Global Asset Allocation丨Weekly Strategic & Tactical Outlook: Rising Stagflation Risks; Tactically Overweight Energy and Real Assets; Alerting the US Equity Refinancing Crisis


01 Market Landscape: Geopolitics and Macro Resilience


  • Geopolitical & Energy Crisis:

    Supply-side shocks have intensified following strikes on South Pars (Iran) and Ras Laffan (Qatar). Qatar’s declaration of force majeure on 20% of global LNG shipments has pushed Brent crude to $110/bbl, triggering an inflationary recession risk. The S&P 500 Energy Index has surged 29% YTD, while energy-dependent Asian currencies (KRW, TWD) face depreciation.


  • Monetary Tightening & The End of Rate Cut Hopes:

    U.S. PPI data (0.7% MoM) consistently beat expectations, forcing the Fed to maintain rates at 3.5%-3.75%. The "dot plot" now signals zero rate cuts for most of 2026, with the first cut delayed to October. Markets are now pricing in a "Cash Protection Premium" for the USD as stagflation fears mount.


  • Liquidity Contraction & Correlation Breakdown:

    Surging oil prices are draining residual liquidity from financial markets. The traditional 60/40 portfolio has failed as stocks, bonds, and gold experience simultaneous sell-offs. Correlations have shifted violently: the 30-day correlation between Gold and High-Beta momentum stocks reached a 4-year high of 52%, signaling a convergence toward USD cash as the sole sanctuary.


02 Strategic Outlook: Hard Assets & Macro Hedging


  • Overweight: Hard Assets (Commodities)

    The "Old Economy" is returning.
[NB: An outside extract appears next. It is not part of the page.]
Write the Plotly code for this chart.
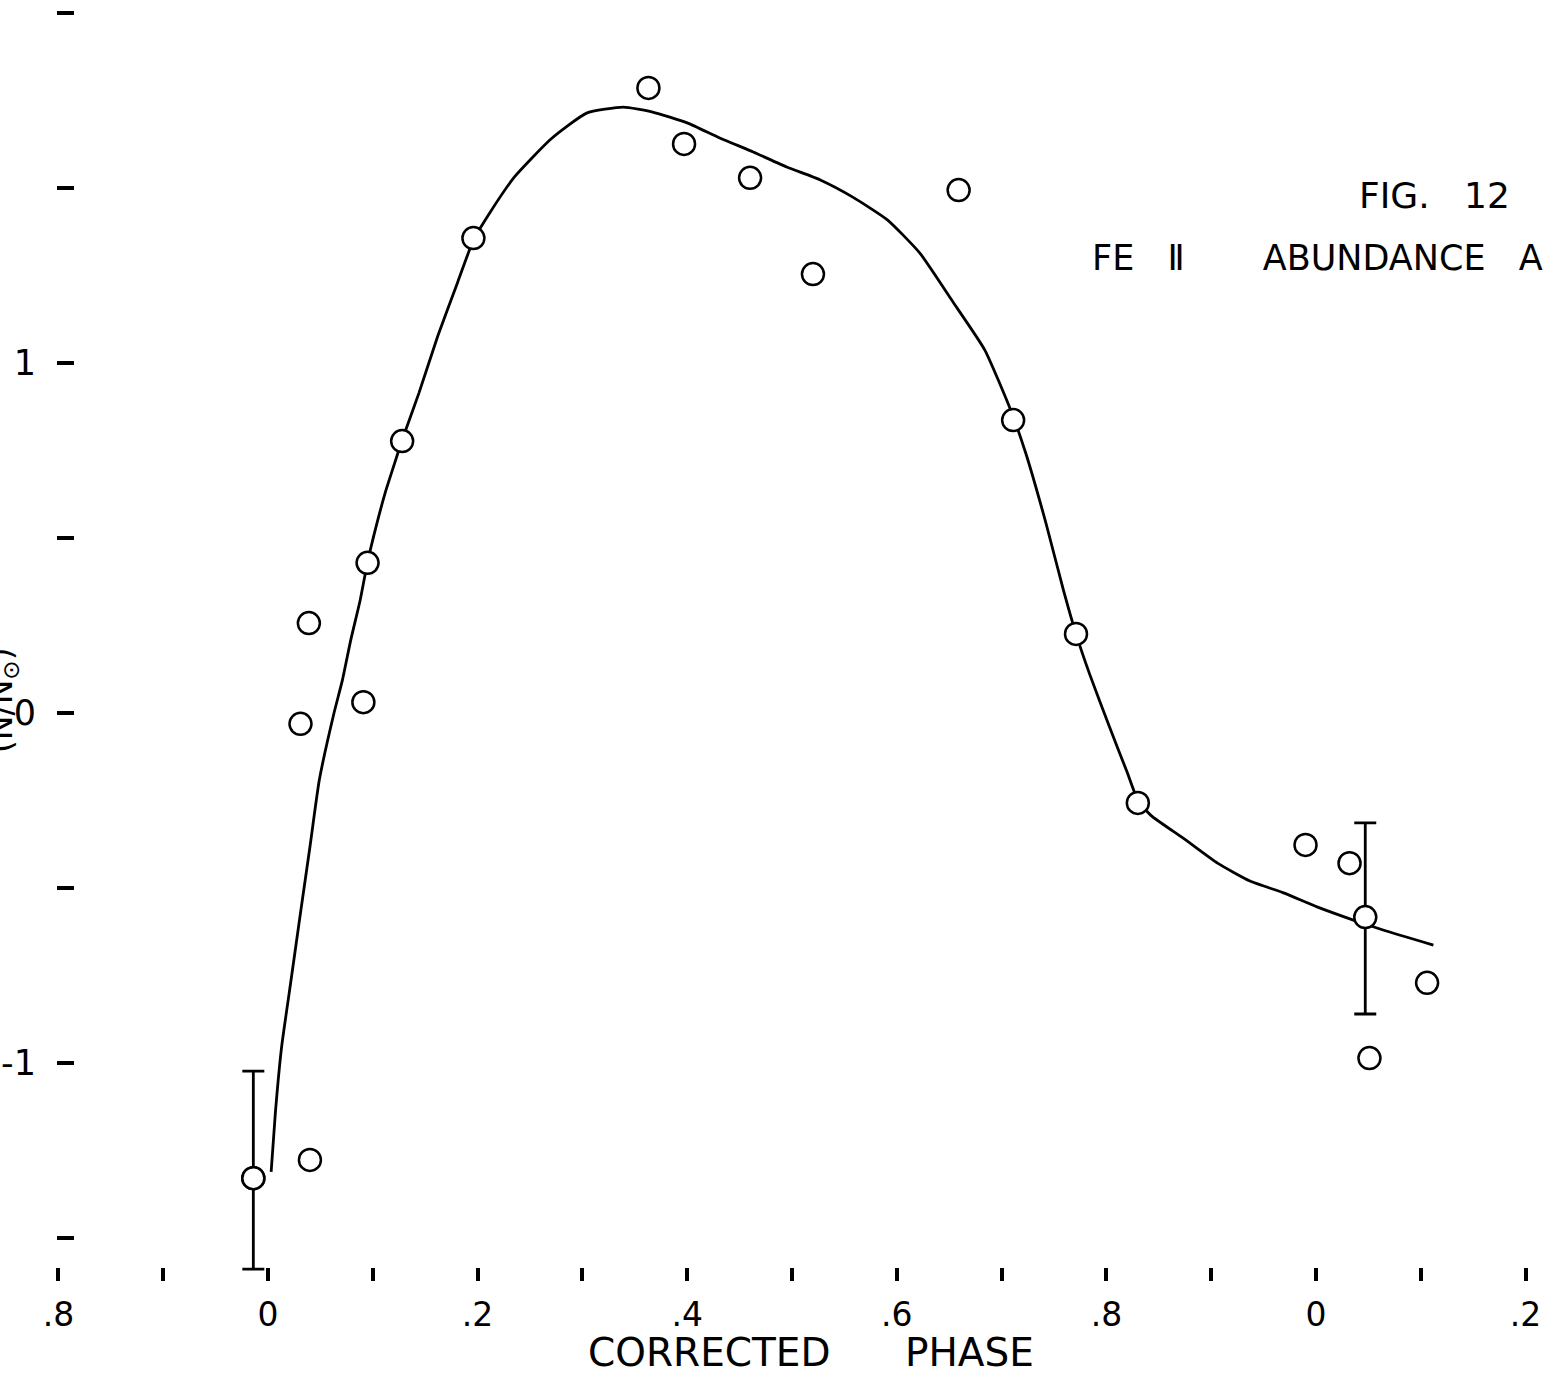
import plotly.graph_objects as go

# Observed Fe II abundances vs corrected phase
phase_pts = [-0.014, 0.040, 0.031, 0.039, 0.091, 0.095, 0.128, 0.196, 0.363, 0.397,
             0.460, 0.520, 0.659, 0.711, 0.771, 0.830, 0.990, 1.032, 1.106, 1.051]
logab_pts = [-1.329, -1.277, -0.031, 0.257, 0.031, 0.429, 0.777, 1.357, 1.786, 1.626,
             1.529, 1.254, 1.494, 0.837, 0.226, -0.257, -0.377, -0.429, -0.771, -0.986]

# Points carrying error bars
phase_err = [-0.014, 1.047]
logab_err = [-1.329, -0.583]
err_up = [0.306, 0.269]
err_down = [0.260, 0.277]

# Hand-drawn mean curve
phase_curve = [0.003, 0.007, 0.013, 0.022, 0.031, 0.040, 0.049, 0.063, 0.071, 0.079,
               0.088, 0.095, 0.103, 0.112, 0.120, 0.128, 0.144, 0.162, 0.181, 0.196,
               0.212, 0.235, 0.270, 0.304, 0.339, 0.367, 0.400, 0.431, 0.463, 0.495,
               0.527, 0.558, 0.591, 0.622, 0.653, 0.684, 0.709, 0.723, 0.742, 0.759,
               0.771, 0.784, 0.803, 0.820, 0.830, 0.843, 0.873, 0.906, 0.937, 0.969,
               1.001, 1.035, 1.064, 1.112]
logab_curve = [-1.311, -1.143, -0.954, -0.763, -0.571, -0.383, -0.191, 0.000, 0.094, 0.209,
               0.323, 0.431, 0.531, 0.631, 0.706, 0.780, 0.914, 1.077, 1.231, 1.351,
               1.431, 1.531, 1.640, 1.714, 1.731, 1.717, 1.686, 1.643, 1.603, 1.560,
               1.523, 1.474, 1.409, 1.314, 1.177, 1.037, 0.863, 0.743, 0.546, 0.351,
               0.226, 0.111, -0.040, -0.171, -0.249, -0.294, -0.357, -0.429, -0.480, -0.514,
               -0.554, -0.591, -0.620, -0.663]

x_tickvals = [-0.2, -0.1, 0.0, 0.1, 0.2, 0.3, 0.4, 0.5, 0.6, 0.7, 0.8, 0.9, 1.0, 1.1, 1.2]
x_ticktext = [".8", "", "0", "", ".2", "", ".4", "", ".6", "", ".8", "", "0", "", ".2"]
y_tickvals = [2.0, 1.5, 1.0, 0.5, 0.0, -0.5, -1.0, -1.5]
y_ticktext = ["", "", "1", "", "0", "", "-1", ""]

W, H = 1545, 1377
FONT = "DejaVu Sans"

fig = go.Figure()
fig.add_trace(go.Scatter(
    x=phase_curve, y=logab_curve, mode="lines",
    line=dict(color="black", width=2.8, shape="spline", smoothing=0.5),
    hoverinfo="skip", showlegend=False))
fig.add_trace(go.Scatter(
    x=phase_pts, y=logab_pts, mode="markers",
    marker=dict(symbol="circle", size=22, color="white",
                line=dict(color="black", width=2.5)),
    showlegend=False))
fig.add_trace(go.Scatter(
    x=phase_err, y=logab_err, mode="markers",
    marker=dict(symbol="circle", size=22, color="white",
                line=dict(color="black", width=2.5)),
    error_y=dict(type="data", symmetric=False, array=err_up, arrayminus=err_down,
                 color="black", thickness=2.8, width=11),
    showlegend=False))

fig.update_layout(
    width=W, height=H,
    margin=dict(l=0, r=0, t=0, b=0, pad=0),
    paper_bgcolor="white", plot_bgcolor="white",
    font=dict(family=FONT, color="black"),
    xaxis=dict(
        range=[-268 / 1048, 1277 / 1048],
        anchor="free", position=110 / H,
        showline=False, showgrid=False, zeroline=False,
        ticks="outside", ticklen=13, tickwidth=3.5, tickcolor="black",
        tickvals=x_tickvals, ticktext=x_ticktext,
        tickfont=dict(family=FONT, size=33, color="black"),
        ticklabelstandoff=5, automargin=False,
    ),
    yaxis=dict(
        range=[(713 - 1377) / 350, 713 / 350],
        anchor="free", position=74 / W,
        showline=False, showgrid=False, zeroline=False,
        ticks="outside", ticklen=17, tickwidth=3.5, tickcolor="black",
        tickvals=y_tickvals, ticktext=y_ticktext,
        tickfont=dict(family=FONT, size=35, color="black"),
        ticklabelstandoff=14, automargin=False,
    ),
    annotations=[
        dict(text="CORRECTED      PHASE", x=811 / W, y=1 / H,
             xref="paper", yref="paper", xanchor="center", yanchor="bottom",
             borderpad=0, showarrow=False,
             font=dict(family=FONT, size=39, color="black")),
        dict(text="FIG.   12", x=1434 / W, y=1 - 195 / H, xref="paper", yref="paper",
             xanchor="center", yanchor="middle", showarrow=False,
             font=dict(family=FONT, size=36, color="black")),
        dict(text="FE   Ⅱ       ABUNDANCE   A", x=1090 / W, y=1 - 258 / H,
             xref="paper", yref="paper", xanchor="left", yanchor="middle",
             showarrow=False, font=dict(family=FONT, size=35, color="black")),
        dict(text="(N/N<sub>⊙</sub>)", x=3 / W, y=1 - 700 / H, xref="paper", yref="paper",
             xanchor="center", yanchor="middle", textangle=-90, showarrow=False,
             font=dict(family=FONT, size=33, color="black")),
    ],
)

fig.write_html("out.html")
Driven by heavy-asset AI infrastructure (data centers/power) and supply chain reshoring, commodities are entering a structural upcycle. These assets serve as the ultimate hedge against "Currency Debasement" and fiscal deficit monetization.
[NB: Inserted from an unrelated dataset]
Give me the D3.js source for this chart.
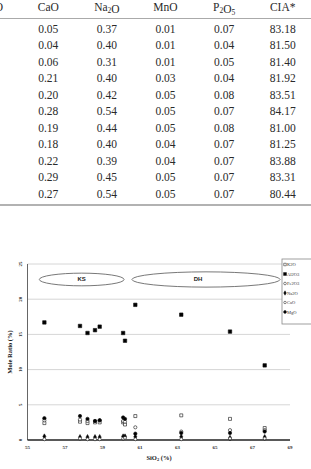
<!DOCTYPE html>
<html>
<head>
<meta charset="utf-8">
<script src="https://cdn.jsdelivr.net/npm/d3@7"></script>
<style>
  body { margin: 0; background: #fff; }
  svg { display: block; font-family: "Liberation Serif", "DejaVu Serif", serif; }
</style>
</head>
<body>
<svg id="fig"></svg>
<script>
// table (right part of the oxide table)
const tableHead = ["CaO", "Na_2O", "MnO", "P_2O_5", "CIA*"];
const CaO_wt = [0.05, 0.04, 0.06, 0.21, 0.20, 0.28, 0.19, 0.18, 0.22, 0.29, 0.27];
const Na2O_wt = [0.37, 0.40, 0.31, 0.40, 0.42, 0.54, 0.44, 0.40, 0.39, 0.45, 0.54];
const MnO_wt = [0.01, 0.01, 0.01, 0.03, 0.05, 0.05, 0.05, 0.04, 0.04, 0.05, 0.05];
const P2O5_wt = [0.07, 0.04, 0.05, 0.04, 0.08, 0.07, 0.08, 0.07, 0.07, 0.07, 0.07];
const CIA = [83.18, 81.50, 81.40, 81.92, 83.51, 84.17, 81.00, 81.25, 83.88, 83.31, 80.44];

// chart: mole ratio vs SiO2
const SiO2 = [55.9, 57.8, 58.2, 58.6, 58.85, 60.1, 60.2, 60.75, 63.2, 65.8, 67.65];
const K2O = [2.4, 2.6, 2.4, 2.5, 2.5, 2.5, 2.2, 3.4, 3.5, 3.0, 1.7];
const Al2O3 = [16.7, 16.2, 15.2, 15.6, 16.1, 15.2, 14.1, 19.2, 17.8, 15.4, 10.6];
const Fe2O3 = [2.8, 2.9, 2.7, 2.7, 2.8, 2.7, 2.6, 1.8, 1.2, 1.4, 1.4];
const Na2O = [0.5, 0.4, 0.4, 0.4, 0.4, 0.5, 0.5, 0.45, 0.45, 0.3, 0.4];
const CaO = [0.1, 0.2, 0.1, 0.1, 0.1, 0.2, 0.3, 0.1, 0.1, 0.2, 0.2];
const MgO = [3.1, 3.4, 3.0, 2.7, 2.8, 3.2, 3.0, 0.9, 1.0, 1.0, 1.2];
const xTicks = [55, 57, 59, 61, 63, 65, 67, 69];
const yTicks = [0, 5, 10, 15, 20, 25];
const groups = ["KS", "DH"];
const groupX0 = [55.63, 60.57];
const groupX1 = [60.15, 68.47];
const groupY = [21.9, 23.7];

const W = 311, H = 469;
const svg = d3.select("#fig").attr("width", W).attr("height", H);

// ---------- table ----------
const tcols = [CaO_wt, Na2O_wt, MnO_wt, P2O5_wt, CIA];
const colX = d3.scaleLinear().domain([0, 4]).range([48.3, 282.7]);
const rowY = d3.scaleLinear().domain([0, 10]).range([33, 197.5]);
const tab = svg.append("g").attr("fill", "#2a2a2a").attr("font-size", 11.5);

// cut-off end of the previous column header
tab.append("text").attr("x", 3).attr("y", 11).attr("text-anchor", "end").text("MgO");

tableHead.forEach((h, i) => {
  const t = tab.append("text").attr("x", colX(i)).attr("y", 11).attr("text-anchor", "middle");
  h.split(/(_\d)/).filter(s => s).forEach(p => {
    if (p[0] === "_") {
      t.append("tspan").attr("font-size", 7.5).attr("dy", 2).text(p.slice(1));
      t.append("tspan").attr("dy", -2).text("");
    } else {
      t.append("tspan").text(p);
    }
  });
});
svg.append("line").attr("x1", 0).attr("x2", W).attr("y1", 18.5).attr("y2", 18.5)
  .attr("stroke", "#aaa").attr("stroke-width", 1);

tcols.forEach((c, i) => {
  tab.selectAll(null).data(c).enter().append("text")
    .attr("x", colX(i)).attr("y", (d, j) => rowY(j))
    .attr("text-anchor", "middle")
    .text(d => d.toFixed(2));
});
svg.append("line").attr("x1", 0).attr("x2", W).attr("y1", 205).attr("y2", 205)
  .attr("stroke", "#999").attr("stroke-width", 1.5);

// ---------- chart ----------
const x = d3.scaleLinear().domain([55, 69]).range([27.5, 290]);
const y = d3.scaleLinear().domain([0, 25]).range([440, 264]);

svg.append("g").selectAll("line").data(yTicks.slice(1)).enter().append("line")
  .attr("x1", x(55)).attr("x2", x(69))
  .attr("y1", d => y(d)).attr("y2", d => y(d))
  .attr("stroke", "#d6d6d6").attr("stroke-width", 1);

svg.append("line").attr("x1", x(55)).attr("x2", x(55)).attr("y1", y(25)).attr("y2", y(0))
  .attr("stroke", "#666").attr("stroke-width", 1);
svg.append("line").attr("x1", x(55)).attr("x2", x(69)).attr("y1", y(0)).attr("y2", y(0))
  .attr("stroke", "#222").attr("stroke-width", 1.5);

svg.append("g").selectAll("text").data(xTicks).enter().append("text")
  .attr("x", d => x(d)).attr("y", 449)
  .attr("text-anchor", "middle").attr("font-size", 5).attr("font-weight", "bold")
  .attr("fill", "#333").text(d => d);

svg.append("g").selectAll("text").data(yTicks).enter().append("text")
  .attr("transform", d => `translate(21.5,${y(d)}) rotate(-90)`)
  .attr("text-anchor", "middle").attr("font-size", 5).attr("font-weight", "bold")
  .attr("fill", "#333").text(d => d);

svg.append("text").attr("transform", "translate(12,352) rotate(-90)")
  .attr("text-anchor", "middle").attr("font-size", 6.5).attr("font-weight", "bold")
  .attr("fill", "#222").text("Mole Ratio (%)");

const xl = svg.append("text").attr("x", 159).attr("y", 459.5)
  .attr("text-anchor", "middle").attr("font-size", 6.5).attr("font-weight", "bold").attr("fill", "#222");
xl.append("tspan").text("SiO");
xl.append("tspan").attr("font-size", 4.5).attr("dy", 1.5).text("2");
xl.append("tspan").attr("dy", -1.5).text(" (%)");

// group ellipses
groups.forEach((g, i) => {
  const cx = (x(groupX0[i]) + x(groupX1[i])) / 2;
  const cy = (y(groupY[0]) + y(groupY[1])) / 2;
  svg.append("ellipse").attr("cx", cx).attr("cy", cy)
    .attr("rx", (x(groupX1[i]) - x(groupX0[i])) / 2)
    .attr("ry", (y(groupY[0]) - y(groupY[1])) / 2 + (i ? 1.3 : 0))
    .attr("fill", "#fff").attr("stroke", "#555").attr("stroke-width", 0.8);
  svg.append("text").attr("x", i ? cx - 8 : cx).attr("y", cy + 2)
    .attr("text-anchor", "middle").attr("font-size", 6).attr("font-weight", "bold")
    .attr("font-family", "Liberation Sans, sans-serif").attr("fill", "#222").text(g);
});

const series = [
  { name: "K2O", v: K2O, sym: d3.symbolSquare, size: 9, fill: "#fff" },
  { name: "Al2O3", v: Al2O3, sym: d3.symbolSquare, size: 12, fill: "#000" },
  { name: "Fe2O3", v: Fe2O3, sym: d3.symbolCircle, size: 8, fill: "#fff" },
  { name: "Na2O", v: Na2O, sym: d3.symbolDiamond, size: 8, fill: "#000" },
  { name: "CaO", v: CaO, sym: d3.symbolCircle, size: 7, fill: "#fff" },
  { name: "MgO", v: MgO, sym: d3.symbolCircle, size: 9, fill: "#000" }
];

series.forEach(s => {
  svg.append("g").selectAll("path").data(s.v).enter().append("path")
    .attr("transform", (d, i) => `translate(${x(SiO2[i])},${y(d)})`)
    .attr("d", d3.symbol().type(s.sym).size(s.size))
    .attr("fill", s.fill).attr("stroke", "#111").attr("stroke-width", 0.6);
});

// legend
const lg = svg.append("g").attr("transform", "translate(282,259)");
lg.append("rect").attr("width", 40).attr("height", 65)
  .attr("fill", "#fff").attr("stroke", "#888").attr("stroke-width", 0.8);
const ly = d3.scaleLinear().domain([0, 5]).range([5.5, 53]);
series.forEach((s, i) => {
  lg.append("path").attr("transform", `translate(3,${ly(i)})`)
    .attr("d", d3.symbol().type(s.sym).size(s.size * 0.7))
    .attr("fill", s.fill).attr("stroke", "#111").attr("stroke-width", 0.5);
  lg.append("text").attr("x", 5).attr("y", ly(i) + 1.6)
    .attr("font-size", 4.5).attr("fill", "#333").text(s.name);
});
</script>
</body>
</html>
  • Overweight: Macro Hedge Strategies

    In a world where "Politics Over Efficiency" is the new mandate, macro influences dictate returns. With major indices at historical highs and internal sector dispersion widening, active macro hedging is essential to navigate tail risks and heightened cross-asset volatility.


  • Standard Weight: Gold

    While a strategic hold, Gold’s safe-haven status is currently "blunted" by systemic volatility. High oil prices are forcing liquidity-driven liquidations across all asset classes, putting short-term pressure on Gold against a dominant USD.


03 Tactical View: Only USD and Oil Offer Sanctuary


  • Tactical Overweight: Energy (Petroleum)

    Geopolitical destruction of core infrastructure has structurally raised price floors. While tactical inflows into energy funds have hit 15-year peaks, the sector remains under-allocated in long-term portfolios.

    Selection Logic: Prioritize Americas-based upstream producers with robust cash flows that are shielded from Middle Eastern shipping disruptions.


  • Tactical Underweight: U.S. Equities

    Equity markets remain over-optimistic, pricing in 1.5% GDP growth and failing to account for stagflation. A "Debt Wall" is approaching: the Software & Services sector faces nearly $40B in low-rated debt maturities by 2028.

    Strategy: Avoid high-leverage, low-cash-flow tech/software stocks. High interest rates and soaring energy costs will trigger significant valuation multiple compression and refinancing risks.